Give back every line exactly as it appears, pictures excluded.
>> Begin INFORMATION SUPPLIED
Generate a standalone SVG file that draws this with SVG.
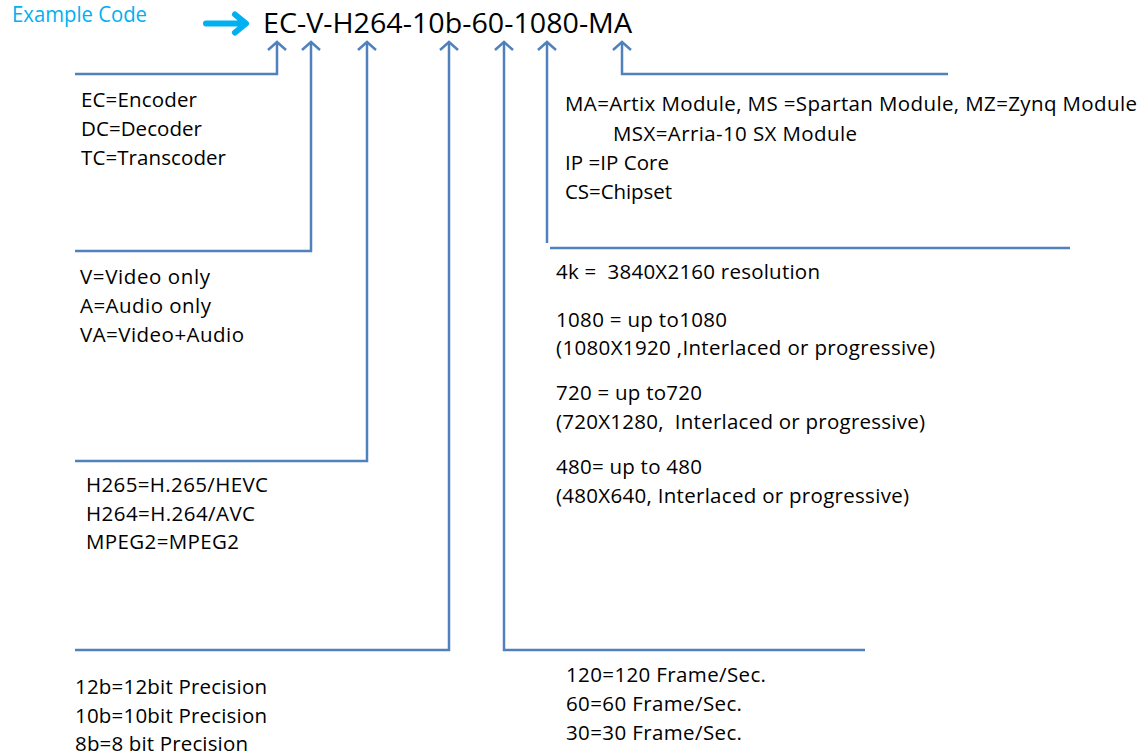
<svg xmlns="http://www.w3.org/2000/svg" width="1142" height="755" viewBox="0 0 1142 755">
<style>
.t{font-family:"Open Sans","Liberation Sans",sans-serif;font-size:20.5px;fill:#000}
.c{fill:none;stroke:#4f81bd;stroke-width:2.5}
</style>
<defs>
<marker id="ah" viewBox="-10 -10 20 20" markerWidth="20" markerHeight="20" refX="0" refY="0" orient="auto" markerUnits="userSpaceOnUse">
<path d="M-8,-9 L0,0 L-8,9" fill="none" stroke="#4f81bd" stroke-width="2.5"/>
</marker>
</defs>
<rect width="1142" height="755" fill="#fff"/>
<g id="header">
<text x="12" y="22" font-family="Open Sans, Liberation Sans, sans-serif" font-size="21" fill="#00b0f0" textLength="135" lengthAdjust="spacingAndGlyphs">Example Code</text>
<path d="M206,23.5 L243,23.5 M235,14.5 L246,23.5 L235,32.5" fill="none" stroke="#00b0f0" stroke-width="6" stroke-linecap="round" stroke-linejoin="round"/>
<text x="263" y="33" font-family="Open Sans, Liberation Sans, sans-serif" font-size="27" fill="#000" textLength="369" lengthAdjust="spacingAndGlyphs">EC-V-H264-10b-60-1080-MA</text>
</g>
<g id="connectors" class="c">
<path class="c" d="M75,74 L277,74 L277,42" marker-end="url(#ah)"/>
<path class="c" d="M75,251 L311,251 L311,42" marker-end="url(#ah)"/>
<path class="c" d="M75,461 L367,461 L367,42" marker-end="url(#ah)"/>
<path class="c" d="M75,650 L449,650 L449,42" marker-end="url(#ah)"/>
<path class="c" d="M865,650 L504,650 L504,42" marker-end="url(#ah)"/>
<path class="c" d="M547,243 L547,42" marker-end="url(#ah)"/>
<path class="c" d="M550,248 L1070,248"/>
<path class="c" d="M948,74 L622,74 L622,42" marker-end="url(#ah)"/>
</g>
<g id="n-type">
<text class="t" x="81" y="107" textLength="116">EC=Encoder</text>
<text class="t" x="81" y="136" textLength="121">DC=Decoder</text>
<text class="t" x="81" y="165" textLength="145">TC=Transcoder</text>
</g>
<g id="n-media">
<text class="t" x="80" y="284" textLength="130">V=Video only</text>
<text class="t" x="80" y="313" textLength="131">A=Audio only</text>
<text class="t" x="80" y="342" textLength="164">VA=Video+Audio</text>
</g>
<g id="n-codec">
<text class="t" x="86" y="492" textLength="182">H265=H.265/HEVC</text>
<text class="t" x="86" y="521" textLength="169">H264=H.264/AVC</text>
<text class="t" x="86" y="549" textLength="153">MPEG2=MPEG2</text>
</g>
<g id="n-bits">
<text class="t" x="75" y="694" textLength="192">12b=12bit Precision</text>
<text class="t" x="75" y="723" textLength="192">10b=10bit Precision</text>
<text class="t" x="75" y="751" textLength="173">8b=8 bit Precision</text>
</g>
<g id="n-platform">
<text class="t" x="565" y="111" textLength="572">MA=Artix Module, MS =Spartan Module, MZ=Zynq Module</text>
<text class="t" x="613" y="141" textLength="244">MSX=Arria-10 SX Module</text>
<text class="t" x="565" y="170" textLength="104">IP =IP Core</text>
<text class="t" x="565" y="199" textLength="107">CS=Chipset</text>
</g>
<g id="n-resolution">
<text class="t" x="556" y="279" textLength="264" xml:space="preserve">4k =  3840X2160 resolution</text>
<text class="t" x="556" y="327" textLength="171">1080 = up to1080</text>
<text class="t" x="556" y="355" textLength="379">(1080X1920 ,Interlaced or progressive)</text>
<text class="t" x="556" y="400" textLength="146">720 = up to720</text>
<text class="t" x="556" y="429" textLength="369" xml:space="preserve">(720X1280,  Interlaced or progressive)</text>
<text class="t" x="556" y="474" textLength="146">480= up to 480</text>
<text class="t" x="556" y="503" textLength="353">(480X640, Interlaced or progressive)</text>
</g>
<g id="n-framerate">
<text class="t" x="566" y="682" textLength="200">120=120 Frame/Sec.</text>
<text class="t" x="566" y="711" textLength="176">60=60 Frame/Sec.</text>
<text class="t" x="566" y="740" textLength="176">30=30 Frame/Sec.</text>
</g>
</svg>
>> End INFORMATION SUPPLIED
RIGHT ANSWER -
Generate a standalone SVG file that draws this with SVG.
<svg xmlns="http://www.w3.org/2000/svg" width="1142" height="755" viewBox="0 0 1142 755">
<style>
.t{font-family:"Open Sans","Liberation Sans",sans-serif;font-size:20.5px;fill:#000}
.c{fill:none;stroke:#4f81bd;stroke-width:2.5}
</style>
<defs>
<marker id="ah" viewBox="-10 -10 20 20" markerWidth="20" markerHeight="20" refX="0" refY="0" orient="auto" markerUnits="userSpaceOnUse">
<path d="M-8,-9 L0,0 L-8,9" fill="none" stroke="#4f81bd" stroke-width="2.5"/>
</marker>
</defs>
<rect width="1142" height="755" fill="#fff"/>
<g id="header">
<text x="12" y="22" font-family="Open Sans, Liberation Sans, sans-serif" font-size="21" fill="#00b0f0" textLength="135" lengthAdjust="spacingAndGlyphs">Example Code</text>
<path d="M206,23.5 L243,23.5 M235,14.5 L246,23.5 L235,32.5" fill="none" stroke="#00b0f0" stroke-width="6" stroke-linecap="round" stroke-linejoin="round"/>
<text x="263" y="33" font-family="Open Sans, Liberation Sans, sans-serif" font-size="27" fill="#000" textLength="369" lengthAdjust="spacingAndGlyphs">EC-V-H264-10b-60-1080-MA</text>
</g>
<g id="connectors" class="c">
<path class="c" d="M75,74 L277,74 L277,42" marker-end="url(#ah)"/>
<path class="c" d="M75,251 L311,251 L311,42" marker-end="url(#ah)"/>
<path class="c" d="M75,461 L367,461 L367,42" marker-end="url(#ah)"/>
<path class="c" d="M75,650 L449,650 L449,42" marker-end="url(#ah)"/>
<path class="c" d="M865,650 L504,650 L504,42" marker-end="url(#ah)"/>
<path class="c" d="M547,243 L547,42" marker-end="url(#ah)"/>
<path class="c" d="M550,248 L1070,248"/>
<path class="c" d="M948,74 L622,74 L622,42" marker-end="url(#ah)"/>
</g>
<g id="n-type">
<text class="t" x="81" y="107" textLength="116">EC=Encoder</text>
<text class="t" x="81" y="136" textLength="121">DC=Decoder</text>
<text class="t" x="81" y="165" textLength="145">TC=Transcoder</text>
</g>
<g id="n-media">
<text class="t" x="80" y="284" textLength="130">V=Video only</text>
<text class="t" x="80" y="313" textLength="131">A=Audio only</text>
<text class="t" x="80" y="342" textLength="164">VA=Video+Audio</text>
</g>
<g id="n-codec">
<text class="t" x="86" y="492" textLength="182">H265=H.265/HEVC</text>
<text class="t" x="86" y="521" textLength="169">H264=H.264/AVC</text>
<text class="t" x="86" y="549" textLength="153">MPEG2=MPEG2</text>
</g>
<g id="n-bits">
<text class="t" x="75" y="694" textLength="192">12b=12bit Precision</text>
<text class="t" x="75" y="723" textLength="192">10b=10bit Precision</text>
<text class="t" x="75" y="751" textLength="173">8b=8 bit Precision</text>
</g>
<g id="n-platform">
<text class="t" x="565" y="111" textLength="572">MA=Artix Module, MS =Spartan Module, MZ=Zynq Module</text>
<text class="t" x="613" y="141" textLength="244">MSX=Arria-10 SX Module</text>
<text class="t" x="565" y="170" textLength="104">IP =IP Core</text>
<text class="t" x="565" y="199" textLength="107">CS=Chipset</text>
</g>
<g id="n-resolution">
<text class="t" x="556" y="279" textLength="264" xml:space="preserve">4k =  3840X2160 resolution</text>
<text class="t" x="556" y="327" textLength="171">1080 = up to1080</text>
<text class="t" x="556" y="355" textLength="379">(1080X1920 ,Interlaced or progressive)</text>
<text class="t" x="556" y="400" textLength="146">720 = up to720</text>
<text class="t" x="556" y="429" textLength="369" xml:space="preserve">(720X1280,  Interlaced or progressive)</text>
<text class="t" x="556" y="474" textLength="146">480= up to 480</text>
<text class="t" x="556" y="503" textLength="353">(480X640, Interlaced or progressive)</text>
</g>
<g id="n-framerate">
<text class="t" x="566" y="682" textLength="200">120=120 Frame/Sec.</text>
<text class="t" x="566" y="711" textLength="176">60=60 Frame/Sec.</text>
<text class="t" x="566" y="740" textLength="176">30=30 Frame/Sec.</text>
</g>
</svg>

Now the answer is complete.